The exercise. Leave out the pictures; transcribe all else exactly.

Data lines.
----
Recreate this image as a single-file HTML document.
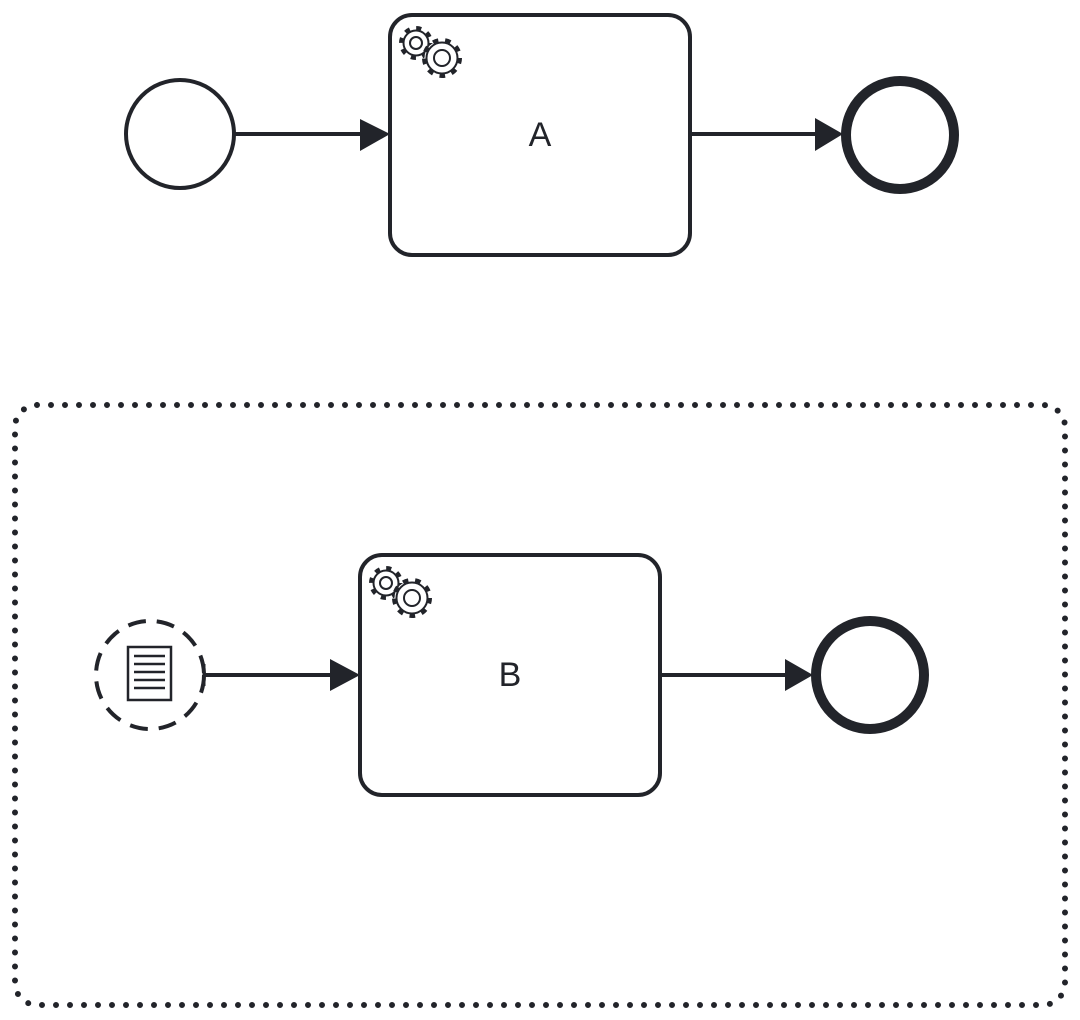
<!DOCTYPE html>
<html><head><style>html,body{margin:0;padding:0;background:#fff;}svg{display:block}</style></head>
<body>
<svg width="1080" height="1020" viewBox="0 0 1080 1020" xmlns="http://www.w3.org/2000/svg">
<defs>
<g id="gears" fill="none" stroke="#22242a" stroke-width="2">
  <circle cx="0" cy="0" r="14.5" stroke-width="5" stroke-dasharray="5 6.4"/>
  <circle cx="0" cy="0" r="12.5" fill="#fff" stroke-width="2"/>
  <circle cx="0" cy="0" r="6"/>
  <g transform="translate(26,15)">
    <circle cx="0" cy="0" r="17.5" stroke-width="5" stroke-dasharray="5.5 6.7" fill="#fff"/>
    <circle cx="0" cy="0" r="15.5" fill="#fff" stroke-width="2"/>
    <circle cx="0" cy="0" r="8"/>
  </g>
</g>
</defs>
<g fill="none" stroke="#22242a">
  <circle cx="180" cy="134" r="54" stroke-width="4"/>
  <line x1="235" y1="134" x2="362" y2="134" stroke-width="4"/>
  <polygon points="360,119 390,134 360,151" fill="#22242a" stroke="none"/>
  <rect x="390" y="15" width="300" height="240" rx="22" stroke-width="4" fill="#fff"/>
  <line x1="690" y1="134" x2="818" y2="134" stroke-width="4"/>
  <polygon points="815,118 843,134 815,151" fill="#22242a" stroke="none"/>
  <circle cx="900" cy="135" r="54" stroke-width="10"/>
  <rect x="15" y="405" width="1050" height="600" rx="22" stroke-width="6" stroke-linecap="round" stroke-dasharray="0 14"/>
  <circle cx="150" cy="675" r="54" stroke-width="4" stroke-dasharray="18 11"/>
  <rect x="128" y="647" width="43" height="53" stroke-width="2.5"/>
  <g stroke-width="2.5"><line x1="134" y1="656" x2="165" y2="656"/><line x1="134" y1="664" x2="165" y2="664"/><line x1="134" y1="672" x2="165" y2="672"/><line x1="134" y1="680" x2="165" y2="680"/><line x1="134" y1="688" x2="165" y2="688"/></g>
  <line x1="204" y1="675" x2="332" y2="675" stroke-width="4"/>
  <line x1="204" y1="664" x2="204" y2="686" stroke-width="3"/>
  <polygon points="330,659 360,675 330,691" fill="#22242a" stroke="none"/>
  <rect x="360" y="555" width="300" height="240" rx="22" stroke-width="4" fill="#fff"/>
  <line x1="660" y1="675" x2="788" y2="675" stroke-width="4"/>
  <polygon points="785,659 813,675 785,691" fill="#22242a" stroke="none"/>
  <circle cx="870" cy="675" r="54" stroke-width="10"/>
</g>
<use href="#gears" x="416" y="43"/>
<use href="#gears" x="386" y="583"/>
<text x="540" y="146" font-family="Liberation Sans, sans-serif" font-size="34" text-anchor="middle" fill="#22242a">A</text>
<text x="510" y="686" font-family="Liberation Sans, sans-serif" font-size="34" text-anchor="middle" fill="#22242a">B</text>
</svg>
</body></html>
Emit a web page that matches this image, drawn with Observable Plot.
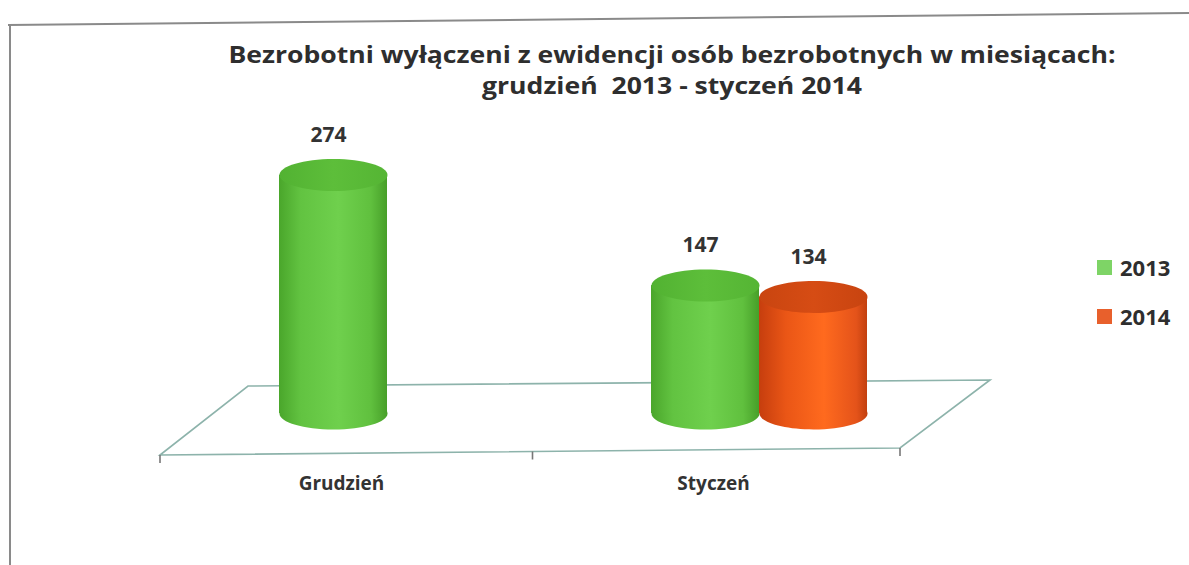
----
Response below.
Recreate this image as a single-file HTML document.
<!DOCTYPE html>
<html><head><style>html,body{margin:0;padding:0;background:#fff;}svg{display:block}</style></head>
<body>
<svg width="1080" height="1020" viewBox="0 0 1080 1020" xmlns="http://www.w3.org/2000/svg">
<defs>
<g id="gears" fill="none" stroke="#22242a" stroke-width="2">
  <circle cx="0" cy="0" r="14.5" stroke-width="5" stroke-dasharray="5 6.4"/>
  <circle cx="0" cy="0" r="12.5" fill="#fff" stroke-width="2"/>
  <circle cx="0" cy="0" r="6"/>
  <g transform="translate(26,15)">
    <circle cx="0" cy="0" r="17.5" stroke-width="5" stroke-dasharray="5.5 6.7" fill="#fff"/>
    <circle cx="0" cy="0" r="15.5" fill="#fff" stroke-width="2"/>
    <circle cx="0" cy="0" r="8"/>
  </g>
</g>
</defs>
<g fill="none" stroke="#22242a">
  <circle cx="180" cy="134" r="54" stroke-width="4"/>
  <line x1="235" y1="134" x2="362" y2="134" stroke-width="4"/>
  <polygon points="360,119 390,134 360,151" fill="#22242a" stroke="none"/>
  <rect x="390" y="15" width="300" height="240" rx="22" stroke-width="4" fill="#fff"/>
  <line x1="690" y1="134" x2="818" y2="134" stroke-width="4"/>
  <polygon points="815,118 843,134 815,151" fill="#22242a" stroke="none"/>
  <circle cx="900" cy="135" r="54" stroke-width="10"/>
  <rect x="15" y="405" width="1050" height="600" rx="22" stroke-width="6" stroke-linecap="round" stroke-dasharray="0 14"/>
  <circle cx="150" cy="675" r="54" stroke-width="4" stroke-dasharray="18 11"/>
  <rect x="128" y="647" width="43" height="53" stroke-width="2.5"/>
  <g stroke-width="2.5"><line x1="134" y1="656" x2="165" y2="656"/><line x1="134" y1="664" x2="165" y2="664"/><line x1="134" y1="672" x2="165" y2="672"/><line x1="134" y1="680" x2="165" y2="680"/><line x1="134" y1="688" x2="165" y2="688"/></g>
  <line x1="204" y1="675" x2="332" y2="675" stroke-width="4"/>
  <line x1="204" y1="664" x2="204" y2="686" stroke-width="3"/>
  <polygon points="330,659 360,675 330,691" fill="#22242a" stroke="none"/>
  <rect x="360" y="555" width="300" height="240" rx="22" stroke-width="4" fill="#fff"/>
  <line x1="660" y1="675" x2="788" y2="675" stroke-width="4"/>
  <polygon points="785,659 813,675 785,691" fill="#22242a" stroke="none"/>
  <circle cx="870" cy="675" r="54" stroke-width="10"/>
</g>
<use href="#gears" x="416" y="43"/>
<use href="#gears" x="386" y="583"/>
<text x="540" y="146" font-family="Liberation Sans, sans-serif" font-size="34" text-anchor="middle" fill="#22242a">A</text>
<text x="510" y="686" font-family="Liberation Sans, sans-serif" font-size="34" text-anchor="middle" fill="#22242a">B</text>
</svg>
</body></html>
Emit a web page that matches this image, drawn with Observable Plot.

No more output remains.